I am a huge Divergent fan, but one thing that drove me crazy in book three was the alternating points of view between Tris and Four. I didn't feel like I could always tell whose point of view the chapter was in unless I read the title. Plus, until the end of the book,  I wondered why the author chose both points of view.

That's the other thing about multiple points of view.  There needs to be a reason they are being used besides it's popular.  Each character has to reveal a new plot thread the other one can't. I recently read a great book with multiple POVs that I felt was well done and uses this device for the right reasons. The book is called The Whole Golden World by Kristina Riggle, and Riggle alternates between three female characters: a teenager having an affair with her married teacher, the wife of the teacher, and the mother of the teenage girl. Each woman has an important story to tell, and believe me, their own take on the teacher! 

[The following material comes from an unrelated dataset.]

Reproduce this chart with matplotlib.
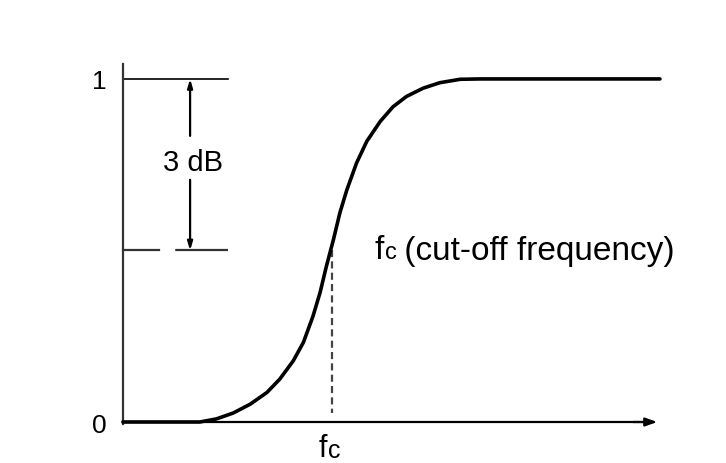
import matplotlib.pyplot as plt

plt.rcParams['font.family'] = ['Liberation Sans', 'DejaVu Sans']

# frequency response (arbitrary frequency units)
freq = [0, 1.43, 1.74, 2.05, 2.37, 2.68, 2.92, 3.17, 3.36, 3.54, 3.67, 3.79,
        3.92, 4.04, 4.17, 4.35, 4.54, 4.79, 5.03, 5.28, 5.59, 5.90, 6.28, 6.65, 10]
gain = [0, 0.0, 0.009, 0.026, 0.052, 0.086, 0.125, 0.178, 0.232, 0.309, 0.377, 0.455,
        0.532, 0.610, 0.677, 0.755, 0.818, 0.876, 0.919, 0.949, 0.973, 0.989, 0.999, 1.0, 1.0]
fc = 3.9
half_level = 0.5
ytick_vals = [0, 1]
ytick_labels = ['0', '1']

fig = plt.figure(figsize=(7.26, 4.64), dpi=100)
ax = fig.add_axes([0, 0, 1, 1])
ax.set_xlim(-2.29, 11.23)
ax.set_ylim(-0.1195, 1.233)

# axes
ax.spines[['top', 'right']].set_visible(False)
ax.spines['left'].set_position(('data', 0))
ax.spines['bottom'].set_position(('data', 0))
ax.spines['left'].set_bounds(-0.006, 1.044)
ax.spines['left'].set_linewidth(1.6)
ax.spines['left'].set_color('#333333')
ax.spines['bottom'].set_bounds(0, 9.7)
ax.spines['bottom'].set_linewidth(1.6)
ax.annotate('', xy=(9.95, 0), xytext=(9.5, 0),
            arrowprops=dict(arrowstyle='-|>,head_length=0.7,head_width=0.25',
                            color='black', lw=1.6, shrinkA=0, shrinkB=0))
ax.set_xticks([])
ax.set_yticks(ytick_vals)
ax.set_yticklabels(ytick_labels, fontsize=19)
ax.tick_params(axis='y', length=0, pad=12)

# response curve
ax.plot(freq, gain, color='black', lw=2.6, solid_capstyle='round',
        solid_joinstyle='round', zorder=3)

# reference lines
ax.plot([0, 1.96], [1, 1], color='black', lw=1.2)
ax.plot([0, 1.96], [half_level, half_level], color='#333333', lw=1.6,
        dashes=(16.7, 6.8, 40, 10))
ax.plot([fc, fc], [half_level, 0.025], color='#444444', lw=1.6, dashes=(3.2, 1.9))

# 3 dB arrows
arrow = dict(arrowstyle='-|>,head_length=0.5,head_width=0.15', color='black',
             lw=1.6, shrinkA=0, shrinkB=0)
ax.annotate('', xy=(1.25, 1.0), xytext=(1.25, 0.834), arrowprops=arrow)
ax.annotate('', xy=(1.25, half_level), xytext=(1.25, 0.706), arrowprops=arrow)
ax.text(1.30, 0.758, '3 dB', fontsize=21, ha='center', va='center')

# cut-off labels
t1 = ax.text(4.69, 0.504, 'f', fontsize=24, ha='left', va='center')
t2 = ax.annotate('c', xy=(1, 0), xycoords=t1, fontsize=17, ha='left', va='bottom',
                 xytext=(0.5, 1), textcoords='offset points')
ax.annotate(' (cut-off frequency)', xy=(1, 0), xycoords=t2, fontsize=24,
            ha='left', va='bottom', xytext=(-1, -2), textcoords='offset points')

b1 = ax.text(3.72, -0.1195, 'f', fontsize=22, ha='center', va='bottom')
ax.annotate('c', xy=(1, 0), xycoords=b1, fontsize=18, ha='left', va='bottom',
            xytext=(1, 1), textcoords='offset points')

fig.savefig('out.png', dpi=100, facecolor='white')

So when you write in multiple points of view. . .
  1. Make sure readers can distinguish between your characters' voices without the aid of chapter titles.
  2. If you are having trouble with your characters' voices, then try a writing exercise where you describe the same person or event from different viewpoints to work on word choice and voice.
  3. There needs to be a reason for all the POV characters. What is each character revealing to the reader that the others can't?
So, are you writing in multiple points of view? What are the challenges you have faced? Do you like to read books with multiple points of view? Have a favorite? 

Margo L. Dill is the author of Caught Between Two Curses and Finding My Place, both written in one point of view. She teaches children's writing and novel writing classes for WOW! Find out more in the WOW! classroom.


Sioux Roslawski said...

Margo--Do you read Jodi Picoult? She does it all the time. Two that I just now grabbed off my shelf are "Vanishing Acts" and "Songs of the Humpback Whale." (My favorite book of hers is "Handle With Care" but I don't remember if it's written from multiple points of view.)

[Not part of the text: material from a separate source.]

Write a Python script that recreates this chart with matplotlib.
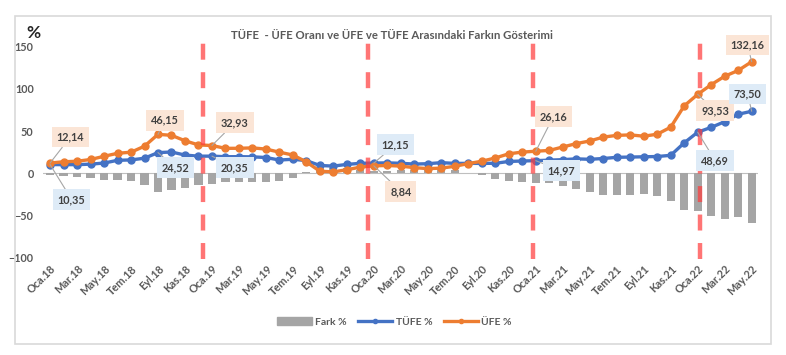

Good luck. That technique can really pay off--the reader really benefits.

Margo Dill said...

Thanks for the recommendations. I think I'm so interested in this now because of my WIP and I see it so much in my students' writings.

Karen Wojcik Berner said...

Multiple points of view must further the plot or enhance the story in some way--that's an excellent point, Margo. Great post.

Lynn said...

I'm working on a novel with an omniscient viewpoint, which becomes first person as each person shares their thoughts or engages in dialogue. It's the only way to tell this story with multiple main characters (think Grey's Anatomy :) ). Working hard to keep each person's voice, POV, unique. Won't know if it's working, I guess, until I reach the point where a 'real' editor gives it a read.

Kathy Kottaras said...

Great post, and great advice! :)

Sue Bradford Edwards said...

Love the writing exercise! What a great suggestion. I've never written from multiple POV (on purpose). Ahem.

BECKY said...

I'm in awe of fiction writers. Coming up with the ideas for their stories, etc. And keeping track of a lot of characters and their POVs. I bow to all of you! Great article, Margo!

Crystal Otto said...

I was just going to mention Piccult ... Good luck Margo! Can't wait to read the finished product!!!

Renee Roberson said...

I am late to the party but I would've mentioned Picoult, too. I love most of her books but sometimes the characters, male and female, end up sounding the same. "The Help" is also an example of a story told by distinct and different voices. I have a tough time pulling off multiple POVs myself but I do want to try it again. Good luck with your new mnuscript--I like the premise already! I also want to check out this book by Kristina Riggles.

Margo Dill said...

@Lynn WOW your book sounds hard to write but awesome to read.

@Renee: You gave us a GREAT example with THE Help! Thanks.

@Crystal going to reserve some of her books at the library

@Becky I am in awe of how you can remember your life in such vivid detail. I can't do that at all!!!

@Karen and Kathy thanks for stopping by.

@Sue oh my gosh, switching POVs when we don't mean to is too easy!!!